E a falta de qualquer preocupação das autoridades com as regras é visível no controle de imigração. Pra mim, nunca foi tão fácil entrar em um país. Não me pediram visto. Nada de peregrinação até o consulado com entrevistas que te tratam como a filha do Bin Laden. Nada de vistos elaborados, que parecem um trabalho de arte no seu passaporte, mas custam uma fortuna. Achei que, assim como a Inglaterra, os italianos iam transferir o interrogatório para o setor de imigração do aeroporto. Mas não aconteceu. O sujeito nem olhou o passaporte pra ver se era eu na foto. Ele pegou meu passaporte, abriu uma página em branco, carimbou e devolvou pra mim sem dizer uma palavra. O Bin Laden podia ter entrado na Itália com meu passaporte, sem problemas.
E a história se repetiu mais uma vez assim que sai do aeroporto.
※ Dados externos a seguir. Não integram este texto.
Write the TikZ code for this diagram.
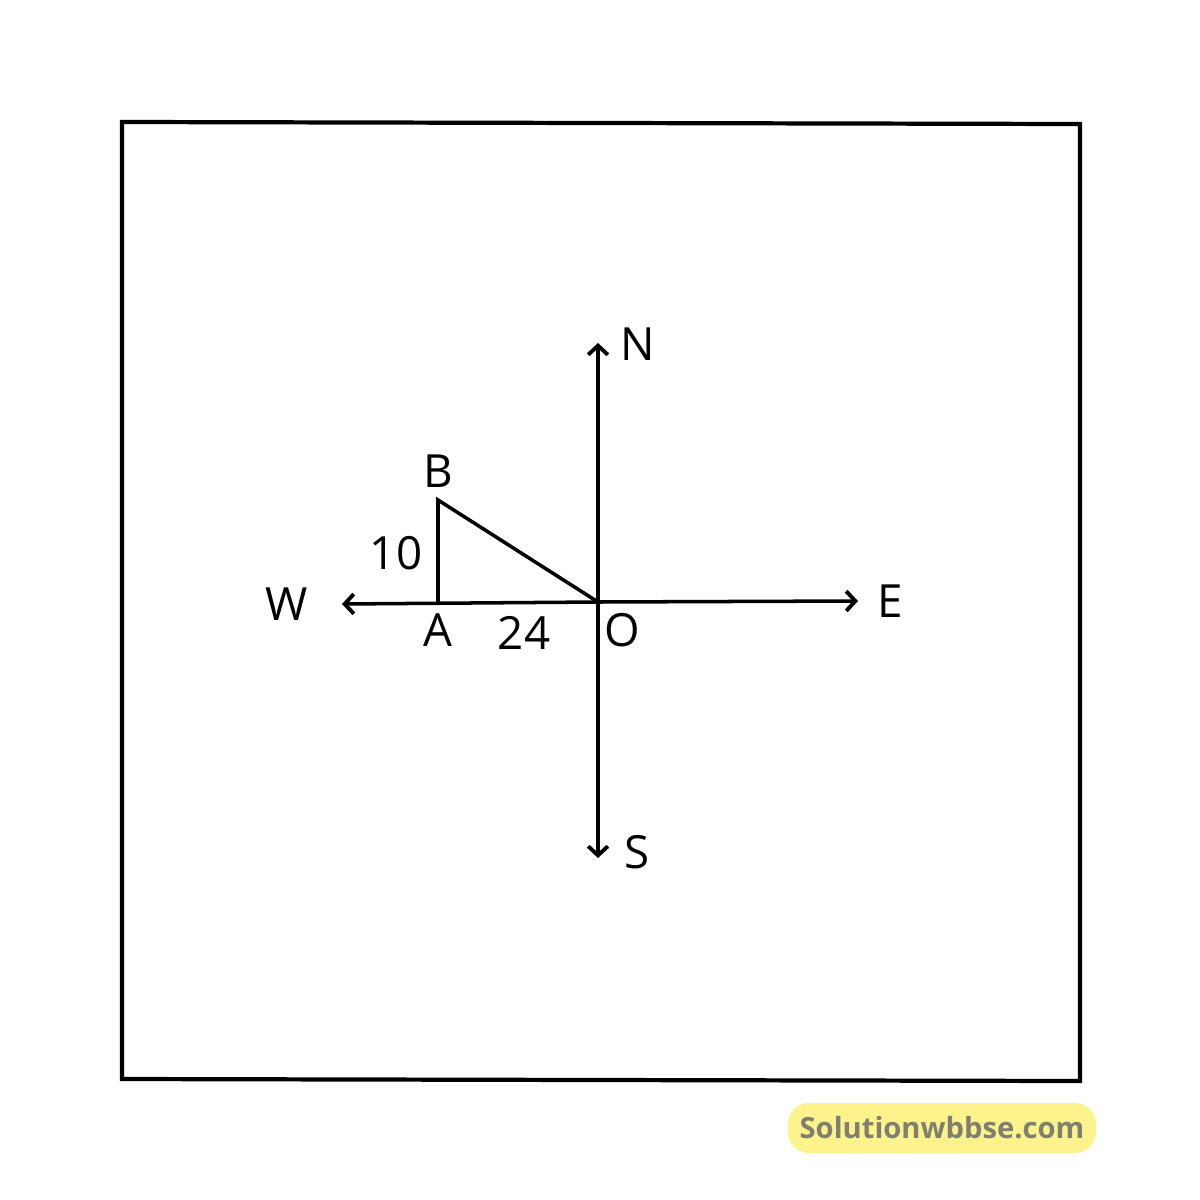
\documentclass[tikz,border=0pt]{standalone}
\usepackage{fontspec}
\setmainfont{Open Sans}
\usetikzlibrary{arrows.meta}
\usepackage{xcolor}
\definecolor{markbg}{RGB}{252,243,140}
\definecolor{marktext}{RGB}{128,128,112}

\begin{document}
\begin{tikzpicture}[x=0.01cm,y=-0.01cm,line width=1pt,
    lbl/.style={font=\fontsize{13}{15}\selectfont},
    dir/.style={-{Straight Barb[length=2.6pt,width=5.6pt,line width=1.1pt]}}]%
    \useasboundingbox (0,0) rectangle (1200,1200);%
    \draw[line width=1.2pt] (122,122) -- (1080,124) -- (1080,1081) -- (122,1079) -- cycle;%
    \coordinate (O) at (598,602);%
    \coordinate (Ntip) at (598,343);%
    \coordinate (Stip) at (598,858);%
    \coordinate (Etip) at (858,601);%
    \coordinate (Wtip) at (342,604);%
    \coordinate (A) at (438,603);%
    \coordinate (B) at (438,500);%
    \draw[dir] (O) -- (Ntip);%
    \draw[dir] (O) -- (Stip);%
    \draw[dir] (O) -- (Etip);%
    \draw[dir] (O) -- (Wtip);%
    \draw (A) -- (B) -- (O);%
    \node[lbl] (n) at (638,344) {N};%
    \node[lbl] (s) at (637,852) {S};%
    \node[lbl] (e) at (890,601) {E};%
    \node[lbl] (w) at (287,604) {W};%
    \node[lbl] (b) at (438,471) {B};%
    \node[lbl] (a) at (438,630) {A};%
    \node[lbl] (o) at (622,630) {O};%
    \node[lbl] (ab) at (396,553) {10};%
    \node[lbl] (ao) at (524,633) {24};%
    \node[fill=markbg,rounded corners=6pt,minimum width=2.96cm,minimum height=0.5cm,
      text=marktext,font=\bfseries\fontsize{8.3}{10}\selectfont] (site) at (942,1128) {Solutionwbbse.com};%
\end{tikzpicture}
\end{document}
Quando peguei um trem do aeroporto para o centro da cidade, o condutor descobriu que dois rapazes sentados do meu lado tinham comprado os tickets para outro trem, mais barato. Ele tentou cobrar a passagem, mas os passageiros falaram que não tinham dinheiro. Ele então pediu documentos para ambos. Me lembrei que nos Estados Unidos eles pedem um documento pra mandar a cobrança para sua casa, com uma pequena multa pela inconveniência. Eles fazem isso nos pedágios, nas auto-estradas, por exemplo. Mas nesse caso não adiantou. Os sujeitos não tinham documentos. O condutor falou que ia chamar a polícia e sumiu. Os dois fizeram uma viagem tensa, e desceram bastante rápido do vagão quando chegamos no centro de Roma. Eu demorei pra retirar minha bagagem e, ao descer do vagão, vi o condutor reclamando que os guardas demoraram muito pra chegar. Assim como a senhora do ônibus, ele insistia para que procurassem, pois os dois ainda deviam estar na estação. Os guardas, de novo, deram de ombros. O condutor se exasperou e ouviu um – se acalme e mostre um pouco de respeito – também aos berros dos guardas. A essa altura, eu desisti de pegar o metrô e resolvi ser enganada por um táxi. Não queria correr o risco de presenciar duas discussões em transportes públicos no mesmo dia.
No dia seguinte, decidi adotar essa cota: só vou presenciar uma única discussão em transportes públicos por dia. Mas não demorou muito pra eu abandonar essa idéia. Minha primeira tentativa de pegar um ônibus urbano na manhã seguinte foi coroada com uma discussão entre os passageiros que esperavam para embarcar e os motoristas. Ninguém conseguia informar os passageiros qual era o próximo veículo que ia sair, dentre os que tinham acabado de chegar no ponto final.
Cheguei, portanto, à seguinte conclusão: pra calcular o preço do transporte até um certo lugar, preciso sempre incluir o custo adicional. No caso de transporte público, preciso adicionar o custo da dor de cabeça. No caso do táxi, preciso adicionar o custo de ser roubada. E pra economizar um pouco na próxima visita, vou trazer tapa ouvidos, aspirinas e uns euros adicionais. Nesse meio tempo, nunca mais reclamo do Brasil…
Um comentário:
I think the Sicilians are more related to the Arabs than the Latins (they were part of the Islamic Empire for few hundred years).. but I must say, out of experience, only disorganized cultures have good food and taste in clothing. Nothing that a good meal with a good glass of wine can't fix!